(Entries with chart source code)
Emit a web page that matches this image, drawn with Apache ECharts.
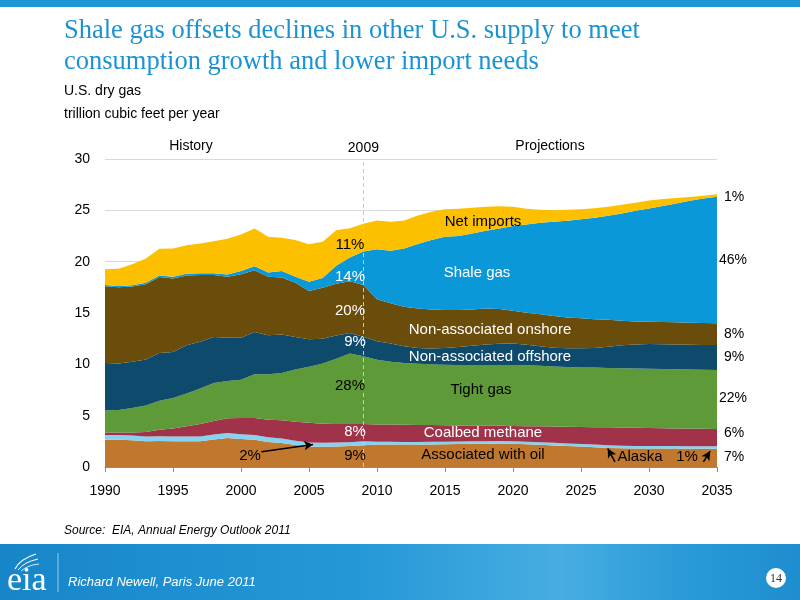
<!DOCTYPE html>
<html><head><meta charset="utf-8">
<script src="https://cdn.jsdelivr.net/npm/echarts@6/dist/echarts.min.js"></script>
<style>html,body{margin:0;padding:0;background:#fff}#c{width:800px;height:600px}</style>
</head><body><div id="c"></div>
<script>
// ---- data (trillion cubic feet per year) ----
const years = [1990,1991,1992,1993,1994,1995,1996,1997,1998,1999,
  2000,2001,2002,2003,2004,2005,2006,2007,2008,2009,
  2010,2011,2012,2013,2014,2015,2016,2017,2018,2019,
  2020,2021,2022,2023,2024,2025,2026,2027,2028,2029,
  2030,2031,2032,2033,2034,2035];
const associatedWithOil = [2.66,2.66,2.6,2.5,2.53,2.5,2.5,2.5,2.68,2.82,
  2.73,2.66,2.44,2.34,2.15,2.0,1.98,2.0,2.05,2.13,
  2.2,2.2,2.18,2.18,2.2,2.22,2.24,2.26,2.27,2.28,
  2.26,2.22,2.17,2.1,2.05,2.0,1.93,1.86,1.82,1.8,
  1.79,1.79,1.79,1.78,1.77,1.77];
const alaska = [0.46,0.46,0.47,0.46,0.47,0.47,0.47,0.47,0.48,0.48,
  0.47,0.46,0.46,0.44,0.4,0.38,0.37,0.38,0.37,0.37,
  0.27,0.26,0.25,0.25,0.25,0.25,0.25,0.25,0.25,0.25,
  0.25,0.25,0.25,0.25,0.25,0.25,0.25,0.25,0.25,0.25,
  0.25,0.25,0.25,0.25,0.25,0.25];
const coalbedMethane = [0.23,0.25,0.3,0.45,0.62,0.77,0.99,1.23,1.32,1.45,
  1.58,1.66,1.71,1.77,1.85,1.92,1.87,1.82,1.78,1.68,
  1.68,1.67,1.69,1.67,1.63,1.59,1.56,1.53,1.51,1.49,
  1.49,1.51,1.54,1.59,1.62,1.65,1.7,1.75,1.77,1.77,
  1.76,1.74,1.72,1.71,1.7,1.68];
const tightGas = [2.15,2.18,2.38,2.59,2.83,2.99,3.19,3.44,3.71,3.63,
  3.73,4.25,4.42,4.61,5.1,5.47,5.86,6.35,6.86,6.6,
  6.3,6.13,6.0,5.95,5.92,5.89,5.88,5.89,5.9,5.91,
  5.93,5.92,5.9,5.86,5.83,5.8,5.8,5.79,5.78,5.78,
  5.77,5.77,5.77,5.76,5.75,5.75];
const nonAssocOffshore = [4.64,4.52,4.49,4.46,4.65,4.48,4.71,4.55,4.48,4.2,
  4.07,4.13,3.81,3.74,3.17,2.68,2.42,2.27,2.0,1.91,
  1.8,1.78,1.63,1.55,1.55,1.65,1.77,1.89,2.01,2.07,
  2.11,2.0,1.89,1.82,1.81,1.86,1.92,2.07,2.23,2.34,
  2.4,2.4,2.39,2.4,2.41,2.43];
const nonAssocOnshore = [7.46,7.43,7.34,7.35,7.4,7.15,6.79,6.5,6.02,5.94,
  6.2,6.01,5.68,5.56,5.27,4.7,4.95,5.03,5.04,5.03,
  4.1,3.9,3.86,3.85,3.8,3.69,3.59,3.53,3.51,3.39,
  3.18,3.13,3.12,3.08,3.01,2.92,2.78,2.63,2.4,2.24,
  2.18,2.17,2.17,2.16,2.15,2.12];
const shaleGas = [0.12,0.12,0.12,0.13,0.16,0.16,0.17,0.17,0.17,0.22,
  0.3,0.39,0.43,0.62,0.58,0.9,0.95,1.75,2.3,3.28,
  4.85,5.12,5.68,6.26,6.75,7.14,7.21,7.4,7.55,7.85,
  8.25,8.6,8.92,9.19,9.41,9.64,9.9,10.12,10.45,10.78,
  11.04,11.29,11.58,11.87,12.12,12.33];
const netImports = [1.54,1.68,2.06,2.37,2.59,2.77,2.79,2.91,3.14,3.49,
  3.57,3.68,3.47,3.25,3.58,3.65,3.54,3.45,2.85,2.7,
  2.8,2.84,2.71,2.79,2.75,2.67,2.65,2.5,2.35,2.16,
  1.88,1.52,1.26,1.13,1.07,0.98,0.92,0.88,0.85,0.79,
  0.76,0.69,0.53,0.37,0.27,0.24];
const yTicks = [0,5,10,15,20,25,30];
const historyEndYear = 2009;
// annotation arrows [fromYear, fromValue, toYear, toValue]
const arrowTwoPct = [2001.5,1.49,2005.3,2.2];
const arrowAlaskaL = [2027.5,0.5,2026.97,1.8];
const arrowAlaskaR = [2034.0,0.5,2034.5,1.55];

// ---- chart ----
const SANS = "'Liberation Sans', Arial, sans-serif";
const SERIF = "'Liberation Serif', 'Times New Roman', serif";
const chart = echarts.init(document.getElementById('c'), null, {renderer:'canvas'});
const cats = years.map(String);

function mk(name, vals, color, extra) {
  return Object.assign({
    name, type:'line', stack:'gas', symbol:'none', silent:true,
    data: vals.slice(),
    lineStyle:{width:0}, itemStyle:{color}, areaStyle:{color, opacity:1},
    emphasis:{disabled:true}, animation:false
  }, extra || {});
}

function txt(text, x, y, fill, size, align, font) {
  return {type:'text', silent:true, z:100, style:{text, x, y, fill, font:(size||15)+'px '+(font||SANS), align:align||'center', verticalAlign:'middle'}};
}
function arrowPair(a){ return [{coord:[a[0],a[1]]},{coord:[a[2],a[3]]}]; }

const graphics = [
  {type:'rect', shape:{x:0,y:0,width:800,height:7}, style:{fill:'#1b97d6'}, silent:true},
  txt('Shale gas offsets declines in other U.S. supply to meet', 64, 31, '#1b93d3', 26.5, 'left', SERIF),
  txt('consumption growth and lower import needs', 64, 62, '#1b93d3', 26.5, 'left', SERIF),
  txt('U.S. dry gas', 64, 91, '#000', 14, 'left'),
  txt('trillion cubic feet per year', 64, 114, '#000', 14, 'left'),
  txt('History', 191, 146, '#000', 14),
  txt('Projections', 550, 146, '#000', 14),
  // series labels
  txt('Net imports', 483, 222, '#000', 15),
  txt('Shale gas', 477, 273, '#fff', 15),
  txt('Non-associated onshore', 490, 330, '#fff', 15),
  txt('Non-associated offshore', 490, 357, '#fff', 15),
  txt('Tight gas', 481, 390, '#000', 15),
  txt('Coalbed methane', 483, 433, '#fff', 15),
  txt('Associated with oil', 483, 455, '#000', 15),
  txt('Alaska', 640, 457, '#000', 15),
  txt('1%', 687, 457, '#000', 15),
  // 2035 shares
  txt('1%', 734, 197, '#000', 14),
  txt('46%', 733, 260, '#000', 14),
  txt('8%', 734, 334, '#000', 14),
  txt('9%', 734, 357, '#000', 14),
  txt('22%', 733, 398, '#000', 14),
  txt('6%', 734, 433, '#000', 14),
  txt('7%', 734, 457, '#000', 14),
  // 2009 shares
  txt('11%', 350, 245, '#000', 15),
  txt('14%', 350, 277, '#fff', 15),
  txt('20%', 350, 311, '#fff', 15),
  txt('9%', 355, 342, '#fff', 15),
  txt('28%', 350, 386, '#000', 15),
  txt('8%', 355, 432, '#fff', 15),
  txt('9%', 355, 456, '#000', 15),
  txt('2%', 250, 456, '#000', 15),
  // source
  {type:'text', silent:true, style:{text:'Source:  EIA, Annual Energy Outlook 2011', x:64, y:531, fill:'#000', font:'italic 12px '+SANS, align:'left', verticalAlign:'middle'}},
  // footer band
  {type:'rect', silent:true, shape:{x:0,y:544,width:800,height:56}, style:{fill:new echarts.graphic.LinearGradient(0,0,1,0,[
    {offset:0,color:'#1786c9'},{offset:0.45,color:'#2598d7'},{offset:0.7,color:'#47ade2'},{offset:0.85,color:'#2a9bd8'},{offset:1,color:'#1d8dcf'}])}},
  {type:'line', silent:true, shape:{x1:58,y1:553,x2:58,y2:592}, style:{stroke:'rgba(255,255,255,0.55)', lineWidth:1}},
  {type:'text', silent:true, style:{text:'eia', x:7, y:581, fill:'#fff', font:'34px '+SERIF, align:'left', verticalAlign:'middle'}},
  {type:'bezierCurve', silent:true, shape:{x1:15,y1:569,x2:36,y2:554,cpx1:20,cpy1:559}, style:{stroke:'#fff', lineWidth:1.2, fill:null}},
  {type:'bezierCurve', silent:true, shape:{x1:18,y1:570,x2:38,y2:559,cpx1:24,cpy1:562}, style:{stroke:'#fff', lineWidth:1, fill:null}},
  {type:'bezierCurve', silent:true, shape:{x1:21,y1:571,x2:39,y2:564,cpx1:28,cpy1:565}, style:{stroke:'#fff', lineWidth:0.8, fill:null}},
  {type:'text', silent:true, style:{text:'Richard Newell, Paris June 2011', x:68, y:582, fill:'#fff', font:'italic 13px '+SANS, align:'left', verticalAlign:'middle'}},
  {type:'circle', silent:true, shape:{cx:776, cy:578, r:10}, style:{fill:'#fff'}},
  {type:'text', silent:true, style:{text:'14', x:776, y:579, fill:'#333', font:'12px '+SERIF, align:'center', verticalAlign:'middle'}}
];

const option = {
  animation:false,
  backgroundColor:'#fff',
  grid:{left:105, right:83, top:159, bottom:133, containLabel:false},
  xAxis:[{type:'category', data:cats, boundaryGap:false,
    axisLine:{show:true, lineStyle:{color:'#8c8c8c', width:1}},
    axisTick:{show:true, length:5, interval:4, lineStyle:{color:'#8c8c8c'}},
    axisLabel:{color:'#000', fontSize:14, fontFamily:SANS, margin:17, interval:4},
    splitLine:{show:false}},
    {type:'value', min:years[0], max:years[years.length-1], show:false}],
  yAxis:{type:'value', min:yTicks[0], max:yTicks[yTicks.length-1], interval:5,
    axisLine:{show:false}, axisTick:{show:false},
    axisLabel:{color:'#000', fontSize:14, fontFamily:SANS, margin:15},
    splitLine:{show:true, lineStyle:{color:'#d9d9d9', width:1}}},
  series:[
    mk('Associated with oil', associatedWithOil, '#c0782f'),
    mk('Alaska', alaska, '#86d2f2'),
    mk('Coalbed methane', coalbedMethane, '#a0334a'),
    mk('Tight gas', tightGas, '#5e9a38'),
    mk('Non-associated offshore', nonAssocOffshore, '#0d4a6c'),
    mk('Non-associated onshore', nonAssocOnshore, '#6a4d0b'),
    mk('Shale gas', shaleGas, '#0a98d8'),
    mk('Net imports', netImports, '#fcc000', {
      markLine:{silent:true, symbol:['none','none'], animation:false,
        lineStyle:{color:'#c8c8c8', width:1, type:[4,3]},
        label:{show:true, position:'end', formatter:String(historyEndYear), color:'#000', fontSize:14, fontFamily:SANS, distance:4},
        data:[{xAxis:String(historyEndYear)}]}
    }),
    {name:'arrows', type:'line', xAxisIndex:1, silent:true, symbol:'none', data:[[years[0],0]],
      lineStyle:{opacity:0}, animation:false, z:10,
      markLine:{silent:true, symbol:['none','arrow'], symbolSize:[7,9], animation:false,
        lineStyle:{color:'#000', width:1.5, type:'solid'}, label:{show:false},
        data:[arrowPair(arrowTwoPct), arrowPair(arrowAlaskaL), arrowPair(arrowAlaskaR)]}}
  ],
  graphic: graphics
};
chart.setOption(option);
</script></body></html>
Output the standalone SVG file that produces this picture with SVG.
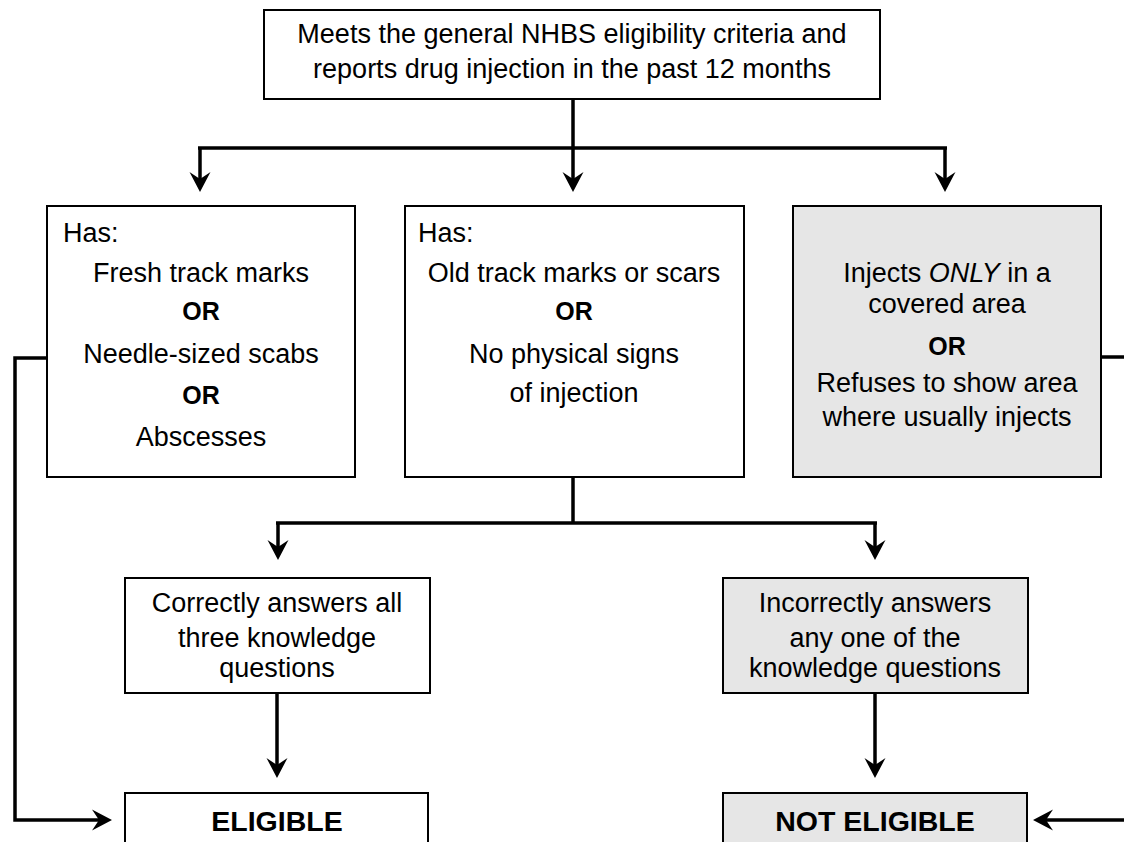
<svg xmlns="http://www.w3.org/2000/svg" width="1124" height="842" viewBox="0 0 1124 842">
<style>
.box{fill:#ffffff;stroke:#000000;stroke-width:2}
.gray{fill:#e6e6e6;stroke:#000000;stroke-width:2}
.t{font-family:"Liberation Sans",Arial,sans-serif;font-size:27px;fill:#000000;text-anchor:middle}
.l{text-anchor:start}
.b{font-weight:bold;font-size:25px}
.big{font-weight:bold;font-size:28.5px}
.conn{fill:none;stroke:#000000;stroke-width:3.5;stroke-linejoin:miter;stroke-linecap:butt}
.arr{marker-end:url(#ah)}
</style>
<defs>
<marker id="ah" markerUnits="userSpaceOnUse" markerWidth="26" markerHeight="26" viewBox="-22 -13 26 26" refX="-13" refY="0" orient="auto">
<path d="M0,0 L-20,-10.5 L-13,0 L-20,10.5 Z" fill="#000000"/>
</marker>
</defs>
<rect width="1124" height="842" fill="#ffffff"/>
<g id="connectors">
<path class="conn" d="M573,99 V148"/>
<path class="conn" d="M198,148 H947"/>
<path class="conn arr" d="M200,148 V179"/>
<path class="conn arr" d="M573,148 V179"/>
<path class="conn arr" d="M945,148 V179"/>
<path class="conn arr" d="M47,358 H15 V820 H99"/>
<path class="conn arr" d="M1101,357 H1140 V820 H1046"/>
<path class="conn" d="M573,477 V523"/>
<path class="conn" d="M276,523 H877"/>
<path class="conn arr" d="M278,523 V547"/>
<path class="conn arr" d="M875,523 V547"/>
<path class="conn arr" d="M277,693 V765"/>
<path class="conn arr" d="M875,693 V765"/>
</g>
<g id="start">
<rect class="box" x="264" y="10" width="616" height="89"/>
<text class="t" x="572" y="43">Meets the general NHBS eligibility criteria and</text>
<text class="t" x="572" y="78">reports drug injection in the past 12 months</text>
</g>
<g id="fresh-signs">
<rect class="box" x="47" y="206" width="308" height="271"/>
<text class="t l" x="63" y="242">Has:</text>
<text class="t" x="201" y="282">Fresh track marks</text>
<text class="t b" x="201" y="320">OR</text>
<text class="t" x="201" y="363">Needle-sized scabs</text>
<text class="t b" x="201" y="404">OR</text>
<text class="t" x="201" y="446">Abscesses</text>
</g>
<g id="old-signs">
<rect class="box" x="405" y="206" width="339" height="271"/>
<text class="t l" x="418" y="242">Has:</text>
<text class="t" x="574" y="282">Old track marks or scars</text>
<text class="t b" x="574" y="320">OR</text>
<text class="t" x="574" y="363">No physical signs</text>
<text class="t" x="574" y="402">of injection</text>
</g>
<g id="covered-area">
<rect class="gray" x="793" y="206" width="308" height="271"/>
<text class="t" x="947" y="282">Injects <tspan font-style="italic">ONLY</tspan> in a</text>
<text class="t" x="947" y="313">covered area</text>
<text class="t b" x="947" y="355">OR</text>
<text class="t" x="947" y="392">Refuses to show area</text>
<text class="t" x="947" y="426">where usually injects</text>
</g>
<g id="correct">
<rect class="box" x="125" y="578" width="305" height="115"/>
<text class="t" x="277" y="612">Correctly answers all</text>
<text class="t" x="277" y="647">three knowledge</text>
<text class="t" x="277" y="677">questions</text>
</g>
<g id="incorrect">
<rect class="gray" x="723" y="578" width="305" height="115"/>
<text class="t" x="875" y="612">Incorrectly answers</text>
<text class="t" x="875" y="647">any one of the</text>
<text class="t" x="875" y="677">knowledge questions</text>
</g>
<g id="eligible">
<rect class="box" x="125" y="793" width="303" height="70"/>
<text class="t big" x="277" y="831">ELIGIBLE</text>
</g>
<g id="not-eligible">
<rect class="gray" x="723" y="793" width="304" height="70"/>
<text class="t big" x="875" y="831">NOT ELIGIBLE</text>
</g>
</svg>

[What is needed]
Which lines contain the word "that"? Copy each one.

[Complete answer]
Emit a web page that matches this image, drawn with Apache ECharts.
Output the standalone SVG file that produces this picture with SVG.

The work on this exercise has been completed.